**** DATA BLOCK
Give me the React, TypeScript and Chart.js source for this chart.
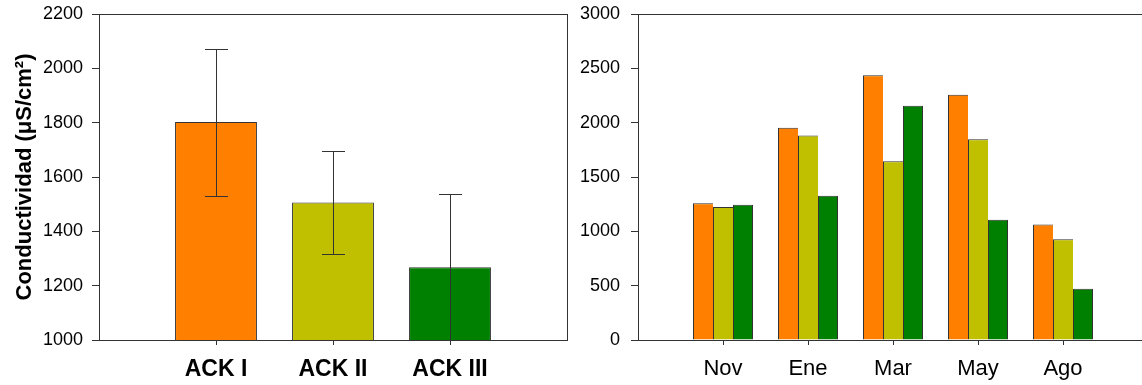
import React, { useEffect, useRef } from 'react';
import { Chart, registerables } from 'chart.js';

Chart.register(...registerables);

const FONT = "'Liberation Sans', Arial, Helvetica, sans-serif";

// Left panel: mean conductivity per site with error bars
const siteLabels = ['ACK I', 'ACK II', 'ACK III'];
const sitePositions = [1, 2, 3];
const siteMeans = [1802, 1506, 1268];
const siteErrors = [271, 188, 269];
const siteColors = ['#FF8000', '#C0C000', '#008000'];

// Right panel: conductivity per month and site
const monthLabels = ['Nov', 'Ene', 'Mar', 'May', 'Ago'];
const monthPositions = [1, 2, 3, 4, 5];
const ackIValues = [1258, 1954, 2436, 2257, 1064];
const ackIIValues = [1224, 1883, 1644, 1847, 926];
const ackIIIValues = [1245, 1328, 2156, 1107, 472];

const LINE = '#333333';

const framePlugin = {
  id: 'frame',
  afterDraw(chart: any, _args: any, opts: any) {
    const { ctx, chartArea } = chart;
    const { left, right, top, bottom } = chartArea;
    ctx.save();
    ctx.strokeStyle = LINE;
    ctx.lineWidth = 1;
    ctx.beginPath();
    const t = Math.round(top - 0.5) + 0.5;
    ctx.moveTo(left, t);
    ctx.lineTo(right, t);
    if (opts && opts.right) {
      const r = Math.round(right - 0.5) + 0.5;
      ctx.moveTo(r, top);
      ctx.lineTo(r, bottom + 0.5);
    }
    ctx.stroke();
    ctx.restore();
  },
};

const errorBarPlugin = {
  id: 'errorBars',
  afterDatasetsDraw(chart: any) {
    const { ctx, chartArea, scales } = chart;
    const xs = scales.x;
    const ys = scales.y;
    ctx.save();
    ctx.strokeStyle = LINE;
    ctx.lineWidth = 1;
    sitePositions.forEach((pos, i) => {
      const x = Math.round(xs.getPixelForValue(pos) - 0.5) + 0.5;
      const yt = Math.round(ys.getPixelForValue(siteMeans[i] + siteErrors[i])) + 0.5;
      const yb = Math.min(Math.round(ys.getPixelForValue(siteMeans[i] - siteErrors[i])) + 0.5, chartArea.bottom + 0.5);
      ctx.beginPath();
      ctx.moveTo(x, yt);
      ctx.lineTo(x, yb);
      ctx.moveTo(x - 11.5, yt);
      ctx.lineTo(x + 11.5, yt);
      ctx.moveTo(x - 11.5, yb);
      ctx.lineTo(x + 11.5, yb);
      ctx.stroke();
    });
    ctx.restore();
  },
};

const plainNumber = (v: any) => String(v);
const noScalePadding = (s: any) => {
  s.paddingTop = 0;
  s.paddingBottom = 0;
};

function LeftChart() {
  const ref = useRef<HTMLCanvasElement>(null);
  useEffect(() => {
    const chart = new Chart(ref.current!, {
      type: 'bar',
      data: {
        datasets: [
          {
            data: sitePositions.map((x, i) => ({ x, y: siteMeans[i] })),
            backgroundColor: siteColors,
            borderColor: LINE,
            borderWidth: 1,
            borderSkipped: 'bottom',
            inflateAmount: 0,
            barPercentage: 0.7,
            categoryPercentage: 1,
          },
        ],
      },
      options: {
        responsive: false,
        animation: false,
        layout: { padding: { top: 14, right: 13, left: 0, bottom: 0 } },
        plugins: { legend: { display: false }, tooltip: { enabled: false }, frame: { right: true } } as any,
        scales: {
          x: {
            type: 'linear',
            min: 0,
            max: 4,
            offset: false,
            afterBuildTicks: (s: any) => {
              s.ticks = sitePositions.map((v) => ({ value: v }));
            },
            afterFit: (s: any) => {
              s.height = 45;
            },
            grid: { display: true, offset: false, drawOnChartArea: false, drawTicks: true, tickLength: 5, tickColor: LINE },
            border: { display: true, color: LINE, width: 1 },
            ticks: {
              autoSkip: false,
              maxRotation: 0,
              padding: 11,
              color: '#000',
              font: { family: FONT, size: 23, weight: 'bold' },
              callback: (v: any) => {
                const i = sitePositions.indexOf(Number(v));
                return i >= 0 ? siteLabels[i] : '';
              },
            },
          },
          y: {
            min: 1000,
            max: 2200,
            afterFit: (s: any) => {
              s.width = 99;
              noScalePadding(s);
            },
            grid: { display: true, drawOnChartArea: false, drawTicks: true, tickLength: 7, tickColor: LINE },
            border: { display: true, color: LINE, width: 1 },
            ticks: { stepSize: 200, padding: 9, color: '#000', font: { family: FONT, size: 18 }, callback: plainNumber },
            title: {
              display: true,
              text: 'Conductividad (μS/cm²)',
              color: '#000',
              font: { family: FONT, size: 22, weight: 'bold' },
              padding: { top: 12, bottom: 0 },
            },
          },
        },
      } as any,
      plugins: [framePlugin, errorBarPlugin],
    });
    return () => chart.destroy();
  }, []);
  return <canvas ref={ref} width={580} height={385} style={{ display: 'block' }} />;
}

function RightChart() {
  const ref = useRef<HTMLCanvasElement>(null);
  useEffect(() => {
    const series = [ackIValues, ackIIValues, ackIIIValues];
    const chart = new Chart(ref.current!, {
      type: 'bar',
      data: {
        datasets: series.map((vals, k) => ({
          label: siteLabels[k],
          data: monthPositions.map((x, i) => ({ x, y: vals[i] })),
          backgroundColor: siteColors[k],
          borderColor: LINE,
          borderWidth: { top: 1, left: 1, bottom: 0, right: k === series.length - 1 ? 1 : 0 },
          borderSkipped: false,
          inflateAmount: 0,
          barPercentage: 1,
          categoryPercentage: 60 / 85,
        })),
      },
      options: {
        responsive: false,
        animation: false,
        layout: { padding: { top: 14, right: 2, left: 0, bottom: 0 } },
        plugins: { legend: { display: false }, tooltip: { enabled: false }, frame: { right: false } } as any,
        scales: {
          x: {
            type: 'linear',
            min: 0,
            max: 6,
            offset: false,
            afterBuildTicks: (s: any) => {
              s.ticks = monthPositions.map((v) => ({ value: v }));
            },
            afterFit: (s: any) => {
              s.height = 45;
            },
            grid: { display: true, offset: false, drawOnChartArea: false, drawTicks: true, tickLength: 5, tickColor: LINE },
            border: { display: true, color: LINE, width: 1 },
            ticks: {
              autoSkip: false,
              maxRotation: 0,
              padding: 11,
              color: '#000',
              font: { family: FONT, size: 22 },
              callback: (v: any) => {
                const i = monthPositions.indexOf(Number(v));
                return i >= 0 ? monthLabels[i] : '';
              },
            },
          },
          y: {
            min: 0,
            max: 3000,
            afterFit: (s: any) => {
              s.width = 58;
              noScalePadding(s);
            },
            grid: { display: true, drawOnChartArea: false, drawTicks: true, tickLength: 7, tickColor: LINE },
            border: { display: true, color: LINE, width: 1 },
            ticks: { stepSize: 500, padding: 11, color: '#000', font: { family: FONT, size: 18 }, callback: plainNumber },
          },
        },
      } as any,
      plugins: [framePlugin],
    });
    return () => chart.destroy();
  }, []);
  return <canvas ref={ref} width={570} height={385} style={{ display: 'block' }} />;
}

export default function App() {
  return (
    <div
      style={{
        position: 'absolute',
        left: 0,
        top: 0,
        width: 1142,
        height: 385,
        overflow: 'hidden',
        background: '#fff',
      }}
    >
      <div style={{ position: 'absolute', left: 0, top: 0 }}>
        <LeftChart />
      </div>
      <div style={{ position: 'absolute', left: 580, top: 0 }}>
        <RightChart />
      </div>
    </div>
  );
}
********
▸ **SET EXERCISE**
Pictures stay out. Print the data exactly, from its first line through the line containing "const LINE = '#333333';".

▸ **OUTPUT FOR THIS EXERCISE**
Give me the React, TypeScript and Chart.js source for this chart.
import React, { useEffect, useRef } from 'react';
import { Chart, registerables } from 'chart.js';

Chart.register(...registerables);

const FONT = "'Liberation Sans', Arial, Helvetica, sans-serif";

// Left panel: mean conductivity per site with error bars
const siteLabels = ['ACK I', 'ACK II', 'ACK III'];
const sitePositions = [1, 2, 3];
const siteMeans = [1802, 1506, 1268];
const siteErrors = [271, 188, 269];
const siteColors = ['#FF8000', '#C0C000', '#008000'];

// Right panel: conductivity per month and site
const monthLabels = ['Nov', 'Ene', 'Mar', 'May', 'Ago'];
const monthPositions = [1, 2, 3, 4, 5];
const ackIValues = [1258, 1954, 2436, 2257, 1064];
const ackIIValues = [1224, 1883, 1644, 1847, 926];
const ackIIIValues = [1245, 1328, 2156, 1107, 472];

const LINE = '#333333';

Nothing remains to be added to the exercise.